Bacacay, si è detto, includeva anche i due pirotecnici episodi provenienti da Ferdydurke, il romanzo nel quale formalizzò l’assunto che esistere non solo è essere visti ma anche che si esiste nel modo in cui si è visti e se si è visti di nascosto, se si è spiati, ne risulterà un profilo ancora più definito; soltanto specchiandosi in queste visioni si riuscirà a vedere sé stessi. Dentro la vicenda del trentenne Giuso retrocesso a fanciullo e scolaretto, Gombrowicz inserì due storie a metà tra l’apologo e la favola surrealistica, dall’andamento esilarante, condito da baruffe e burlandosi di ciò che comunemente si definisce relazione causa-effetto.
I quattro racconti che integrano e completano Bacacay (coevi dell’originaria raccolta Ricordi del periodo della maturazione) ribadiscono alcune delle fissazioni di Gombrowicz. Due tornano a frequentare la nobiltà e le sue malefatte: Il dramma dei baroni e Pampelan al megafono.
Nel primo fa capolino anche un sottofondo (finto) melodrammatico, tra passioni e nobili tradimenti, mentre nell’altro il dramma familiare e la Storia si incrociano e collassano assieme. Sono anche manifesti di una sofferenza malcelata da parte di Gombrowicz, quella di non appartenere all’aristocrazia ma di provenire dalla piccola nobiltà terriera polacca, un malessere che navigò con lui in Argentina dove si vantava di essere un aristocratico, appunto, provocando non poco disappunto in Jorge Luis Borges. Sembra di risentire oltreoceano i vaneggiamenti principeschi di Totò… Nel terzo racconto, Il pozzo (racconto grottesco), la chiave di lettura invece è già tra parentesi e vi si percepisce l’atmosfera iperbolica che di lì a poco esploderà in Ferdydurke. Il più interessante del mazzo è però Dal diario privato di Geronimo degli Umiliati, sorta di confessione di uno scrittore incompreso (un articolo gli è stato bocciato da un giornale) e dei suoi malesseri che tanto paiono raccontare il vissuto del giovane Witold ai tempi (siamo nel 1934), e quando scrive “se non sono capace di scrivere articoli colti destinati al pubblico, allora non mi sforzerò di scriverli, ma mi esprimerò lontano dalla gente, solo per me stesso, in un diario segreto, e non per gli astratti idoli della pubblica utilità, ma per il mio spasso e il mio interesse personale” pare anche preannunciare quel ripostiglio di intimità che sarà Kronos. D’altronde, se come sosteneva Martin Heidegger ogni pensatore non pensa che un unico pensiero (cfr. Heidegger 2014), un autentico scrittore non può che moltiplicare all’infinito le sue ossessioni.
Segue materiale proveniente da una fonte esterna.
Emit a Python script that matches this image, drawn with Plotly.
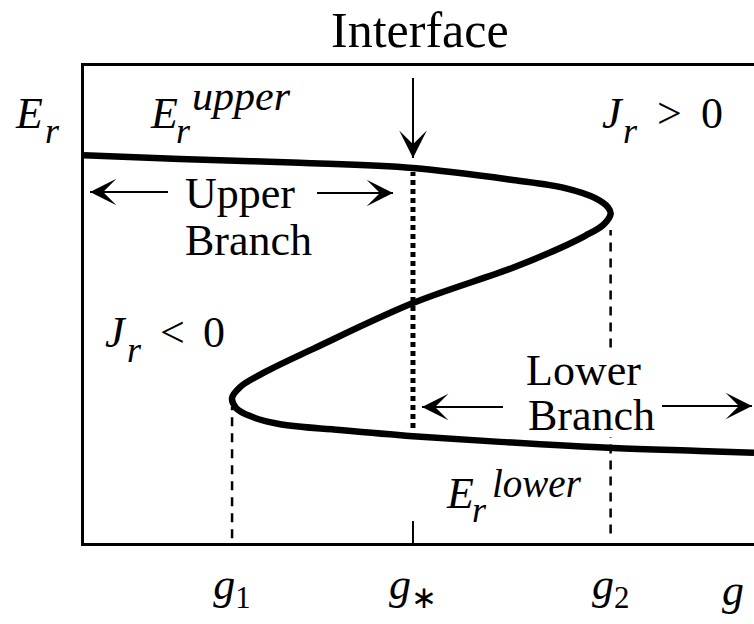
import plotly.graph_objects as go

# ---- data -------------------------------------------------------------
# S-shaped response E_r(g): upper branch -> unstable middle -> lower branch
g_curve = [0.00, 1.43, 3.22, 4.91, 6.40, 7.18, 7.63, 7.82, 7.86, 7.75, 7.48,
           7.10, 6.40, 4.91, 3.42, 2.67, 2.33, 2.21, 2.27, 2.48, 2.93, 3.82,
           4.91, 6.21, 7.90, 9.19, 10.00]
E_curve = [8.13, 8.05, 7.97, 7.86, 7.61, 7.44, 7.23, 7.04, 6.90, 6.67, 6.44,
           6.18, 5.77, 5.03, 4.07, 3.56, 3.27, 3.04, 2.83, 2.66, 2.49, 2.37,
           2.24, 2.12, 1.99, 1.93, 1.89]

# characteristic abscissae: lower fold, interface, upper fold
G1, G_STAR, G2 = 2.21, 4.91, 7.86
tick_vals = [G1, G_STAR, G2]
tick_subs = ["1", "\u2217", "2"]

# ---- geometry of the plotting area (px) ---------------------------------
FIG_W, FIG_H = 754, 624
L, T, R, B = 84, 66, 0, 81
PW, PH = FIG_W - L - R, FIG_H - T - B
SERIF = "Liberation Serif, Times New Roman, serif"
tick_text = ["<i>g</i><sub>{}</sub>".format(s) for s in tick_subs]


def paper(x, y):
    """canvas pixel -> paper fraction"""
    return (x - L) / PW, (T + PH - y) / PH


def label(txt, x, baseline, size, xanchor="left", italic=False):
    top = baseline - 0.891 * size
    px_, py_ = paper(x, top)
    if italic:
        txt = "<i>" + txt + "</i>"
    return dict(text=txt, x=px_, y=py_, xref="paper", yref="paper",
                xanchor=xanchor, yanchor="top", showarrow=False,
                borderpad=0, borderwidth=0,
                font=dict(family=SERIF, size=size, color="black"))


def arrow_head(x0, y0, x1, y1, size=2.2):
    """arrowhead at (x1,y1) pointing away from (x0,y0), canvas pixels"""
    px_, py_ = paper(x1, y1)
    return dict(text="", x=px_, y=py_, xref="paper", yref="paper",
                ax=x0 - x1, ay=y0 - y1, axref="pixel", ayref="pixel",
                width=1, height=1,
                showarrow=True, arrowhead=3, arrowsize=size, arrowwidth=2,
                arrowcolor="black", standoff=0, startstandoff=0,
                borderpad=0, borderwidth=0,
                font=dict(family=SERIF, size=1, color="black"))


def arrow_shaft(x0, y0, x1, y1):
    a = paper(x0, y0)
    b = paper(x1, y1)
    return dict(type="line", xref="paper", yref="paper",
                x0=a[0], y0=a[1], x1=b[0], y1=b[1],
                line=dict(color="black", width=2))


fig = go.Figure()
fig.add_trace(go.Scatter(x=g_curve, y=E_curve, mode="lines",
                         line=dict(color="black", width=6.5, shape="spline", smoothing=1.0),
                         hoverinfo="skip"))

shapes = []
dash_style = dict(color="black", width=2.5, dash="9px,7px")
# vertical guides from the folds down to the g axis
shapes.append(dict(type="line", xref="x", yref="y", x0=G1, x1=G1, y0=0.1, y1=2.85, line=dash_style))
shapes.append(dict(type="line", xref="x", yref="y", x0=G2, x1=G2, y0=0.2, y1=2.22, line=dash_style))
shapes.append(dict(type="line", xref="x", yref="y", x0=G2, x1=G2, y0=4.1, y1=6.56, line=dash_style))
# interface position
shapes.append(dict(type="line", xref="x", yref="y", x0=G_STAR, x1=G_STAR, y0=2.41, y1=7.78,
                   line=dict(color="black", width=5, dash="5px,4px")))
# tick mark at g*
shapes.append(dict(type="line", xref="x", yref="y", x0=G_STAR, x1=G_STAR, y0=0, y1=0.46,
                   line=dict(color="black", width=2)))

# arrows: (tail x, tail y, tip x, tip y) in canvas pixels
arrows = [
    (413, 78, 413, 158),   # interface marker
    (168, 192, 90, 192),   # upper branch, leftwards
    (317, 193, 393, 193),  # upper branch, rightwards
    (503, 407, 422, 407),  # lower branch, leftwards
    (662, 406, 752, 406),  # lower branch, rightwards
]
for a in arrows:
    shapes.append(arrow_shaft(*a))

ann = [
    label("Interface", 420, 47, 50, xanchor="center"),
    # E_r (axis name)
    label("E", 15, 128, 44, italic=True),
    label("r", 45, 143, 36, italic=True),
    # E_r^upper
    label("E", 150, 128, 44, italic=True),
    label("r", 176, 143, 36, italic=True),
    label("upper", 192, 110, 42, italic=True),
    # J_r > 0
    label("J", 602, 128, 44, italic=True),
    label("r", 623, 143, 36, italic=True),
    label("&gt;", 657, 128, 44),
    label("0", 701, 128, 44),
    # upper branch
    label("Upper", 185, 208, 44),
    label("Branch", 185, 255, 44),
    # J_r < 0
    label("J", 105, 347, 44, italic=True),
    label("r", 127, 362, 36, italic=True),
    label("&lt;", 160, 347, 44),
    label("0", 203, 347, 44),
    # lower branch
    label("Lower", 526, 385, 44),
    label("Branch", 528, 430, 44),
    # E_r^lower
    label("E", 446, 508, 44, italic=True),
    label("r", 472, 522, 36, italic=True),
    label("lower", 492, 497, 39, italic=True),
    # abscissa name
    label("g", 733, 605, 44, xanchor="center", italic=True),
]
ann.append(arrow_head(*arrows[0], size=2.3))
for a in arrows[1:]:
    ann.append(arrow_head(*a))

fig.update_layout(
    width=FIG_W, height=FIG_H,
    margin=dict(l=L, r=R, t=T, b=B, pad=0),
    paper_bgcolor="white", plot_bgcolor="white",
    showlegend=False,
    shapes=shapes, annotations=ann,
    xaxis=dict(range=[0, 10], showgrid=False, zeroline=False,
               showline=True, linecolor="black", linewidth=2.5, mirror=True,
               ticks="", tickvals=tick_vals, ticktext=tick_text,
               tickfont=dict(family=SERIF, size=44, color="black"),
               ticklabelstandoff=0, fixedrange=True),
    yaxis=dict(range=[0, 10], showgrid=False, zeroline=False,
               showline=True, linecolor="black", linewidth=2.5, mirror=False,
               ticks="", showticklabels=False, fixedrange=True),
)

fig.write_html("out.html")
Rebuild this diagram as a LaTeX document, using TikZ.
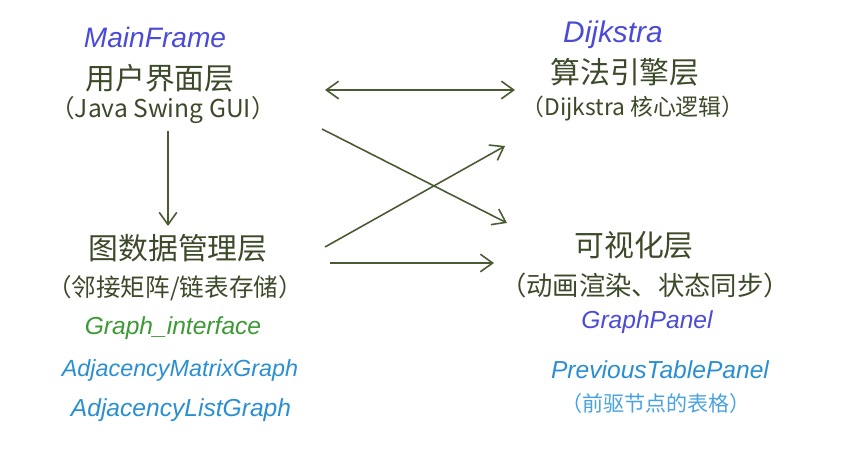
\documentclass[tikz,border=0pt]{standalone}
\usepackage{fontspec}
\setmainfont{Liberation Sans}
\newfontfamily\cjk{Noto Sans CJK SC}
\usetikzlibrary{arrows.meta}

\definecolor{inkdark}{HTML}{3D4A2A}
\definecolor{inkline}{HTML}{4A5A32}
\definecolor{inkviolet}{HTML}{4B4BD6}
\definecolor{inkgreen}{HTML}{3C9A34}
\definecolor{inkblue}{HTML}{2A8FD0}
\definecolor{inklight}{HTML}{4AA2E0}

\tikzset{
  layer/.style={text=inkdark, font=\cjk\fontsize{17}{20}\selectfont, inner sep=0pt},
  note/.style={text=inkdark, font=\cjk\fontsize{13}{16}\selectfont, inner sep=0pt},
  cls/.style={font=\itshape\fontsize{14}{17}\selectfont, inner sep=0pt},
  link/.style={inkline, line width=0.9pt, -{Straight Barb[length=7pt,width=10pt]}},
}

\begin{document}
\begin{tikzpicture}[x=0.02cm, y=-0.02cm]

		\useasboundingbox (0,0) rectangle (852,460);

		% user interface layer

		\node[cls, text=inkviolet, font=\itshape\fontsize{16}{19}\selectfont] (mainframe) at (155,37) {MainFrame};

		\node[layer] (ui) at (160,78) {用户界面层};

		\node[note, font=\cjk\fontsize{14}{17}\selectfont] (uinote) at (163,110) {（Java Swing GUI）};

		% graph data layer

		\node[layer] (data) at (178,248) {图数据管理层};

		\node[note, font=\cjk\fontsize{14}{17}\selectfont] (datanote) at (175,288) {（邻接矩阵/链表存储）};

		\node[cls, text=inkgreen] (iface) at (173,328) {Graph\_interface};

		\node[cls, text=inkblue, font=\itshape\fontsize{13.3}{16}\selectfont] (matrix) at (180,370) {AdjacencyMatrixGraph};

		\node[cls, text=inkblue] (list) at (181,410) {AdjacencyListGraph};

		% algorithm engine layer

		\node[cls, text=inkviolet, font=\itshape\fontsize{17}{20}\selectfont] (dijkstra) at (613,35) {Dijkstra};

		\node[layer] (engine) at (625,72) {算法引擎层};

		\node[note] (enginenote) at (633,108) {（Dijkstra 核心逻辑）};

		% visualization layer

		\node[layer] (view) at (634,245) {可视化层};

		\node[note, font=\cjk\fontsize{15}{18}\selectfont] (viewnote) at (645,285) {（动画渲染、状态同步）};

		\node[cls, text=inkviolet] (panel) at (647,322) {GraphPanel};

		\node[cls, text=inkblue] (table) at (660,370) {PreviousTablePanel};

		\node[note, text=inklight, font=\cjk\fontsize{12}{15}\selectfont] (tablenote) at (656,403) {（前驱节点的表格）};

		% connector ends

		\coordinate (uiD)     at (168,131);
		\coordinate (dataU)   at (168,226);
		\coordinate (uiR)     at (325,90);
		\coordinate (engineL) at (515,90);
		\coordinate (uiX)     at (322,129);
		\coordinate (viewX)   at (507,223);
		\coordinate (dataX)   at (325,247);
		\coordinate (engineX) at (505,146);
		\coordinate (dataR)   at (330,263);
		\coordinate (viewL)   at (494,263);

		% arrows

		\draw [link] (uiD) -- (dataU);

		\draw [link, {Straight Barb[length=7pt,width=10pt]}-{Straight Barb[length=7pt,width=10pt]}] (uiR) -- (engineL);

		\draw [link] (uiX) -- (viewX);

		\draw [link] (dataX) -- (engineX);

		\draw [link] (dataR) -- (viewL);

	\end{tikzpicture}
\end{document}
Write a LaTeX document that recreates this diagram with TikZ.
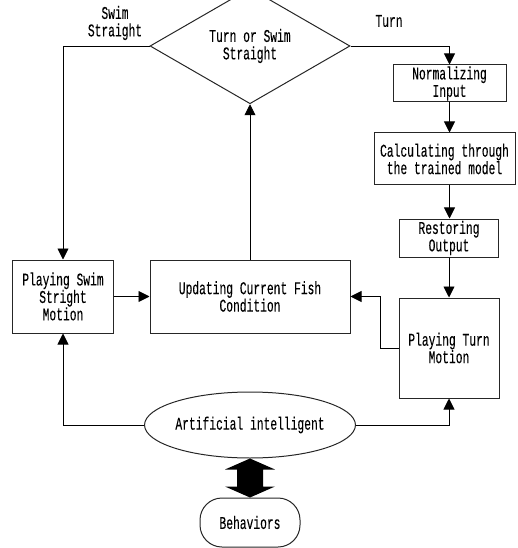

Gombrowicz si impegnò a fondo nell’impresa.
- Witold Gombrowicz, Parigi Berlino: diario 1963-1965, E/O, Roma, 1985.
- Witold Gombrowicz, Una giovinezza in Polonia, Feltrinelli, Milano,1998.
- Witold Gombrowicz, Testamento, Feltrinelli, Milano, 2004.
- Witold Gombrowicz, Cosmo, il Saggiatore, Milano, 2017.
- Witold Gombrowicz, Kronos, il Saggiatore, Milano, 2018.
- Witold Gombrowicz, Ferdydurke, il Saggiatore, Milano, 2020.
- Martin Heidegger, Che cosa significa pensare? in Saggi e discorsi, Mursia, Milano, 2014.